William Akers has written about murder. He’s written about jazz, and plenty of baseball. His non-fiction writing and plays draw inspiration from the past, especially the rough-and-tumble days of the late 19th and 20th centuries. And now, he’s uncovered the hidden history of his favorite spot in New York City: The Vale of Cashmere.

Situated on the northern end of Prospect Park in Brooklyn, the Vale is an Alice-in-Wonderland kind of place: a row of benches facing a sunken fountain filled with reeds, moss, and an empty wine bottle or two.
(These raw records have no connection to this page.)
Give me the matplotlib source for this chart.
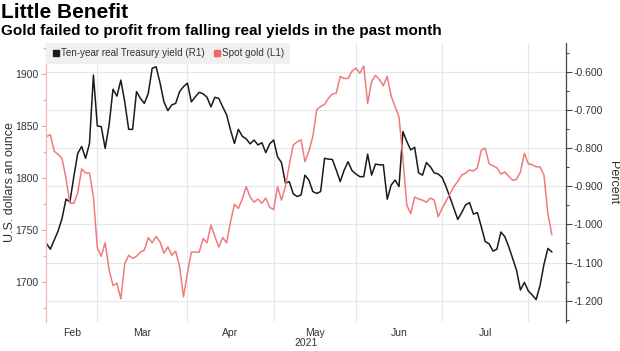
import numpy as np
import pandas as pd
import matplotlib
matplotlib.use('Agg')
import matplotlib.pyplot as plt
import matplotlib.transforms as mtransforms
from matplotlib.lines import Line2D
from matplotlib.ticker import MultipleLocator, FormatStrFormatter

plt.rcParams['font.family'] = ['Liberation Sans', 'DejaVu Sans']
plt.rcParams['axes.unicode_minus'] = False

# trading days shown on the chart (weekdays, no gaps)
dates = pd.bdate_range('2021-02-10', '2021-08-10')

# ten-year real Treasury yield, percent (right axis)
real_yield = [
    -1.050, -1.065, -1.041, -1.017, -0.984, -0.934, -0.941, -0.875, -0.814, -0.796,
    -0.827, -0.788, -0.609, -0.742, -0.744, -0.801, -0.740, -0.646, -0.664, -0.622,
    -0.679, -0.751, -0.751, -0.652, -0.670, -0.683, -0.657, -0.591, -0.587, -0.629,
    -0.679, -0.702, -0.687, -0.683, -0.652, -0.639, -0.630, -0.679, -0.666, -0.654,
    -0.658, -0.667, -0.692, -0.667, -0.670, -0.692, -0.713, -0.753, -0.788, -0.751,
    -0.769, -0.776, -0.789, -0.779, -0.792, -0.786, -0.812, -0.789, -0.779, -0.823,
    -0.838, -0.892, -0.888, -0.920, -0.927, -0.923, -0.871, -0.884, -0.914, -0.919,
    -0.914, -0.827, -0.829, -0.830, -0.858, -0.888, -0.858, -0.836, -0.859, -0.868,
    -0.875, -0.875, -0.816, -0.871, -0.842, -0.844, -0.844, -0.934, -0.897, -0.884,
    -0.901, -0.757, -0.783, -0.805, -0.798, -0.865, -0.871, -0.838, -0.849, -0.865,
    -0.868, -0.877, -0.901, -0.929, -0.958, -0.987, -0.969, -0.949, -0.943, -0.973,
    -0.969, -1.006, -1.045, -1.051, -1.070, -1.065, -1.020, -1.032, -1.058, -1.089,
    -1.120, -1.172, -1.152, -1.174, -1.185, -1.197, -1.160, -1.105, -1.063, -1.072,
]

# spot gold, USD per ounce (left axis)
gold = [
    1840, 1842, 1826, 1823, 1819, 1800, 1776, 1776, 1786, 1809,
    1805, 1805, 1782, 1733, 1725, 1738, 1712, 1697, 1699, 1684,
    1718, 1726, 1723, 1725, 1729, 1731, 1743, 1738, 1744, 1739,
    1728, 1734, 1726, 1730, 1715, 1686, 1709, 1729, 1729, 1729,
    1742, 1738, 1755, 1744, 1734, 1743, 1738, 1758, 1775, 1771,
    1780, 1792, 1782, 1777, 1780, 1776, 1781, 1772, 1770, 1792,
    1779, 1792, 1813, 1832, 1835, 1837, 1816, 1826, 1840, 1866,
    1869, 1871, 1877, 1881, 1882, 1898, 1896, 1896, 1903, 1906,
    1901, 1908, 1872, 1893, 1899, 1895, 1889, 1898, 1879, 1869,
    1859, 1819, 1774, 1766, 1782, 1780, 1779, 1777, 1781, 1779,
    1763, 1771, 1778, 1785, 1792, 1797, 1803, 1805, 1808, 1807,
    1810, 1827, 1829, 1814, 1812, 1810, 1804, 1806, 1802, 1798,
    1799, 1806, 1824, 1814, 1813, 1811, 1811, 1803, 1766, 1746,
]

month_labels = ['Feb', 'Mar', 'Apr', 'May', 'Jun', 'Jul']
yield_ticks = [-1.2, -1.1, -1.0, -0.9, -0.8, -0.7, -0.6]
gold_ticks = [1700, 1750, 1800, 1850, 1900]

x = np.arange(len(dates))
month_starts = [i for i in range(1, len(dates)) if dates[i].month != dates[i - 1].month]
edges = [0] + month_starts
label_pos = [(edges[k] + edges[k + 1]) / 2 for k in range(len(month_labels))]

black = '#1a1a1a'
red = '#ef7b7b'
grid_c = '#e6e6ee'
text_c = '#333333'

fig = plt.figure(figsize=(6.2, 3.51), dpi=100)
ax = fig.add_axes([46.4 / 620, 1 - 322 / 351, (565.5 - 46.4) / 620, (322 - 43) / 351])
ax2 = ax.twinx()

# yield on the base axes (right side), gold on the twin (left side)
ax.plot(x, real_yield, color=black, lw=1.1)
ax.set_xlim(0, 132.5)
ax.set_ylim(-1.2558, -0.5248)
ax.yaxis.set_ticks_position('right')
ax.set_yticks(yield_ticks)
ax.yaxis.set_minor_locator(MultipleLocator(0.05))
ax.yaxis.set_major_formatter(FormatStrFormatter('%.3f'))
ax.grid(axis='y', which='major', color=grid_c, lw=0.8)
for m in month_starts:
    ax.axvline(m, color=grid_c, lw=0.8, zorder=0)
ax.set_xticks(label_pos)
ax.set_xticklabels(month_labels)
ax.tick_params(axis='x', length=0, labelsize=7.5, colors=text_c, pad=4)
ax.tick_params(axis='y', which='major', length=4, width=0.8, color='#444444',
               labelcolor=text_c, labelsize=7.5, pad=2)
ax.tick_params(axis='y', which='minor', length=2.5, width=0.8, color='#444444')
for s in ['top', 'bottom', 'left']:
    ax.spines[s].set_visible(False)
ax.spines['right'].set_color('#444444')
ax.spines['right'].set_linewidth(0.9)

trans = mtransforms.blended_transform_factory(ax.transData, ax.transAxes)
ax.text(66.3, -0.076, '2021', transform=trans, ha='center', va='center',
        fontsize=7.5, color=text_c)

ax2.plot(x, gold, color=red, lw=1.1)
ax2.set_ylim(1661.8, 1930.1)
ax2.yaxis.set_ticks_position('left')
ax2.set_yticks(gold_ticks)
ax2.yaxis.set_minor_locator(MultipleLocator(25))
ax2.tick_params(axis='y', which='major', length=3.5, width=0.8, color='#f3a5a5',
                labelcolor=text_c, labelsize=7.5, pad=2)
ax2.tick_params(axis='y', which='minor', length=2, width=0.8, color='#f3a5a5')
for s in ['top', 'bottom', 'right']:
    ax2.spines[s].set_visible(False)
ax2.spines['left'].set_color('#f5b5b5')
ax2.spines['left'].set_linewidth(0.9)

handles = [Line2D([], [], marker='s', ls='none', color=black, markersize=4.5),
           Line2D([], [], marker='s', ls='none', color='#f06868', markersize=4.5)]
leg = ax2.legend(handles, ['Ten-year real Treasury yield (R1)', 'Spot gold (L1)'],
                 loc='upper left', ncol=2, fancybox=False, borderaxespad=0,
                 fontsize=7.1, handletextpad=0.1, columnspacing=0.9,
                 handlelength=0.8, borderpad=0.55)
leg.get_frame().set_facecolor('#f0f0f3')
leg.get_frame().set_edgecolor('none')
leg.get_frame().set_alpha(1)
for t in leg.get_texts():
    t.set_color(text_c)

fig.text(0.002, 1 - 12 / 351, 'Little Benefit', fontsize=15, fontweight='bold',
         va='center', ha='left', color='black')
fig.text(0.002, 1 - 31 / 351, 'Gold failed to profit from falling real yields in the past month',
         fontsize=11, fontweight='bold', va='center', ha='left', color='black')
fig.text(10 / 620, 1 - 182.5 / 351, 'U.S. dollars an ounce', rotation=90,
         ha='center', va='center', fontsize=9, color=text_c)
fig.text(613 / 620, 1 - 182.5 / 351, 'Percent', rotation=270,
         ha='center', va='center', fontsize=9, color=text_c)

fig.savefig('out.png', dpi=100)
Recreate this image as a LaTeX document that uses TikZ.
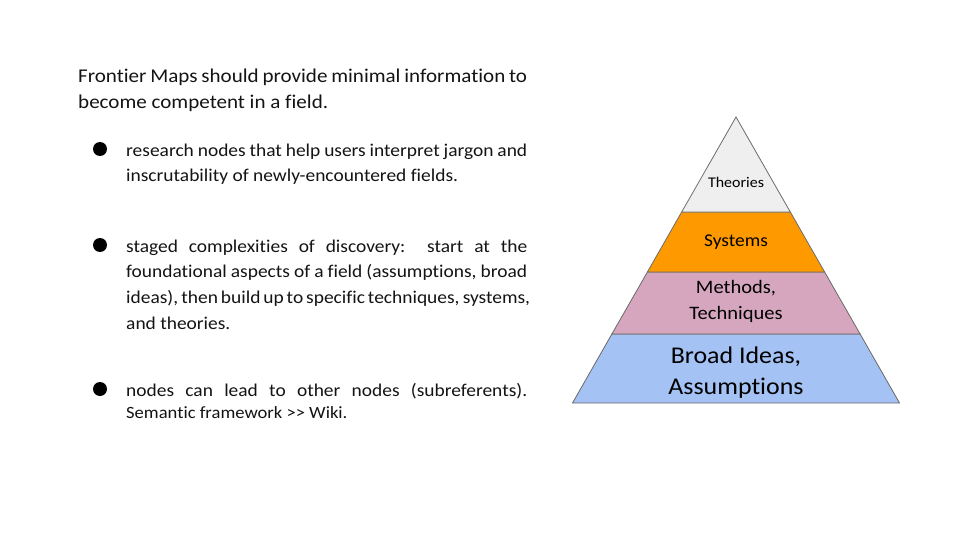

Akers, 27, discovered it by accident and now, visiting the Vale is a summertime ritual.
One hundred years ago, the Vale of Cashmere was a formal garden populated by high society families, but over the years, it fell into disrepair and neglect. The Prospect Park Alliance is raising capital to restore the Vale to its original condition, but Akers, a native of Nashville, doesn’t mind how it looks today. “It’s very Southern Gothic,” he says, “which is probably why I like it.”

“There’s nowhere else in the park like this because the renovations haven’t gotten here yet,” Akers explains. “Because so much of New York is torn down and rebuilt all the time, anything that survived, especially if it’s shown its age, is all the more precious. I want to hang on to these things for as long as I can because they go away.”